Ho prestato opera di volontariato nei canili, ma più che altro sono impegnato a contrastare il dominio umano su tutti gli altri terrestri. Ho scritto dei libri sul tema dell’antispecismo (con lo pseudonimo Troglodita Tribe) e collaboro con una trasmissione radiofonica che si occupa di queste tematiche. In queste occasioni, però, non parlo propriamente di amore per gli animali, ma di Giustizia e di Liberazione. L’amore nei confronti degli animali lo vivo quando riesco ad avere delle vere relazioni con loro. Mi è capitato spesso durante il progetto “Abitare cento case”. Con la mia compagna, per diversi anni, ci siamo presi cura degli animali di chi doveva assentarsi da casa anche per lunghi periodi. Ci trasferivamo in diverse parti d’Italia e, in questo modo, sono riuscito ad allargare la mia cerchia di amicizie, di ogni specie! È stata un’esperienza forte che ha influito molto sul mio spirito di adattamento.
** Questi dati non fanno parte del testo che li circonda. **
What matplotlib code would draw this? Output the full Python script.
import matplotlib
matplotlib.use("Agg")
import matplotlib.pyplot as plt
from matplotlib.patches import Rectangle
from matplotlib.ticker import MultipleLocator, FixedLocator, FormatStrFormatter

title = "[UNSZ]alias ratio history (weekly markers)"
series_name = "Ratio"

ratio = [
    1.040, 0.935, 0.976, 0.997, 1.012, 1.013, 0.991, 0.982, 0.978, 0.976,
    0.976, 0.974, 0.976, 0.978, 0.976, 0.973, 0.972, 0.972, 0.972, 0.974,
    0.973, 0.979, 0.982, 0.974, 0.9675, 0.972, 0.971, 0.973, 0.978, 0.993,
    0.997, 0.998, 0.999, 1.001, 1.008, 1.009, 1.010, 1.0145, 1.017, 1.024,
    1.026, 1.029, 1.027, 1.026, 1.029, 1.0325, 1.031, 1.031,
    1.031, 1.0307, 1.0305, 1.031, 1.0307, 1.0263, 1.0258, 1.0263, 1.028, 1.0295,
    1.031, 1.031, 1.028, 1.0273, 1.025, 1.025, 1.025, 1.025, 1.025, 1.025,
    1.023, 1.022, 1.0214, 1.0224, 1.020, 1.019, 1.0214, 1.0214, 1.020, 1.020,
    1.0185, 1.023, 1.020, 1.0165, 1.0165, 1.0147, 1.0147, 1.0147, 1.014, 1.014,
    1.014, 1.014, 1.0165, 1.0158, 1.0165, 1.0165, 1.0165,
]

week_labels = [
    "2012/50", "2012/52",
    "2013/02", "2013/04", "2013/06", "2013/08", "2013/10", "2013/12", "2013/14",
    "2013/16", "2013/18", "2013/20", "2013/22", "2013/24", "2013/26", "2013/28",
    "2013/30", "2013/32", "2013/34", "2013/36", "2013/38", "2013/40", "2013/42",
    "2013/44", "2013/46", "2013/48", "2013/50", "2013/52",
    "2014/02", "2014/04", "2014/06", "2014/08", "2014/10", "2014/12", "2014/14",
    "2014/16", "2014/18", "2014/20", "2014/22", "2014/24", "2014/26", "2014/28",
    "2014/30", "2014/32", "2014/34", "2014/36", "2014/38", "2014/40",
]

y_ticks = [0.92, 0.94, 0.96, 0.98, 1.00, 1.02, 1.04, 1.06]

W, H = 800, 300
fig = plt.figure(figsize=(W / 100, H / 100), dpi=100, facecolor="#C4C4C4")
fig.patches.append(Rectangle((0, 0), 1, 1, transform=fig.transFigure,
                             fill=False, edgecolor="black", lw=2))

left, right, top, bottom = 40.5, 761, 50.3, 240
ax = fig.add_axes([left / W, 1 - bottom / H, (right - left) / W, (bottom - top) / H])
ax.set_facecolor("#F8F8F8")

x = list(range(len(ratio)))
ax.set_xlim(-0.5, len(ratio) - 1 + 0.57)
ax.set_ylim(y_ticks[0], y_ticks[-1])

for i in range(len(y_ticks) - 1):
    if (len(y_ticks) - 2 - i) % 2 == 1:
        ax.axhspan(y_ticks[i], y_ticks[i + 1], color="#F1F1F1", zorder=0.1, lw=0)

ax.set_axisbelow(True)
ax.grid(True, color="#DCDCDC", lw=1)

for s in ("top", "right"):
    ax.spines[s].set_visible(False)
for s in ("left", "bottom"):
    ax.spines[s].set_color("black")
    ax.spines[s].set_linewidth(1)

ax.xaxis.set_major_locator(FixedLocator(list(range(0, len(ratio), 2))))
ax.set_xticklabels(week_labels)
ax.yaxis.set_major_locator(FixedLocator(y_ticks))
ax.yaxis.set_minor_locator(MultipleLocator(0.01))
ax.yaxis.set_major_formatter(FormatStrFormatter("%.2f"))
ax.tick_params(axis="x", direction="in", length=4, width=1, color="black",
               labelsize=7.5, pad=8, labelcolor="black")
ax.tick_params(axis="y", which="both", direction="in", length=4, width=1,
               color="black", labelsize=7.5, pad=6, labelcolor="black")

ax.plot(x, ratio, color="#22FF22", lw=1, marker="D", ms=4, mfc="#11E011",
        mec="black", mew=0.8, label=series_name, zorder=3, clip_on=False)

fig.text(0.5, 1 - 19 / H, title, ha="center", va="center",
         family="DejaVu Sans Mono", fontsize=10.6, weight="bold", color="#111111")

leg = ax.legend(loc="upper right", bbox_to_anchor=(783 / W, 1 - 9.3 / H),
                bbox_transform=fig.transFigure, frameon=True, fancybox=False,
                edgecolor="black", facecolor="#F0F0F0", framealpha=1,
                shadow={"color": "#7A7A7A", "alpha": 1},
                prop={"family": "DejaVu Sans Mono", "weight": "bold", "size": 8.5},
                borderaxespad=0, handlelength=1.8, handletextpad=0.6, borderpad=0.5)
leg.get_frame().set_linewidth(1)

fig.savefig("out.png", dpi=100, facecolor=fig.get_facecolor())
Ho imparato tantissimo dagli animali e, a proposito di ansia, mi sono accorto che, nel loro caso, è inversamente proporzionale al livello di libertà. Più un animale è libero, e meno appare ansioso. Ho conosciuto cani liberi incredibilmente equilibrati, anche nelle situazioni più complesse. E anche cani molto ansiosi, proprio perché sempre al guinzaglio, sempre rinchiusi, del tutto privi della basilare opportunità di confrontarsi con i loro simili, di emanciparsi, di prendere delle decisioni. Anche in questo non credo che siano così diversi da noi.
Uno degli aspetti che senz’altro possono stimolare la fantasia del lettore è questa tendenza da parte del protagonista di vedere l’ansia come un interlocutore, personificata. Al di là dei risvolti comici, mi ha fatto proprio pensare allo psicodramma ideato da quel gran genio che è stato Jacob Levy Moreno, pregno di questo tipo di processi e dialoghi.
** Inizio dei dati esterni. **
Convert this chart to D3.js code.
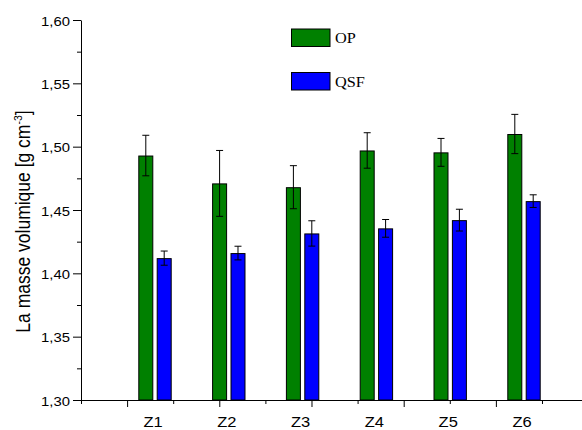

Sì, parlare da solo, che è una forma di recitazione, è un fatto che mi ha sempre affascinato, sin da bambino, soprattutto dopo aver visto Harvey, quel film del 1950 diretto da Henry Koster, in cui il protagonista parla con un gigantesco e meraviglioso coniglio bianco che riesce a vedere solo lui. Lo prendono per pazzo, ma lo spettatore sa bene che non lo è, perché nel film il coniglio lo vedi, risalta nel paesaggio urbano, è pure particolarmente appariscente e simpaticissimo. Parlare con l’ansia per me, ha un valore comico e terapeutico al tempo stesso, le due strade si intrecciano fino al punto che non riesco più a distinguerle.
Sorrido di me stesso sottolineando ad alta voce gli aspetti surreali che scatenano l’ansia, ma cambio anche le carte in tavola. Per esempio, in uno dei versetti, io e l’ansia siamo costretti a cancellare le tracce e scappare insieme perché lei, per legittima difesa, ha ucciso ‘lo psic’ durante una seduta. Oppure, in un altro versetto, mi immagino di mettere l’attacco di panico sul tapis roulant del supermercato, lo sistemo tra un pacchetto di biscotti e un sacchetto di zucchine. La cassiera lo prende in mano e lo passa sullo scanner e così scopro che passa, perché, in fondo, è un prodotto come tutti gli altri, perché non dovrebbe passare?
La maggior parte dei versetti ironici sono scritti sotto forma di monologo, volevo proprio rappresentare questo flusso di coscienza tipico dell’ansioso, volevo metterlo in piazza, appunto, come un divertente psicodramma.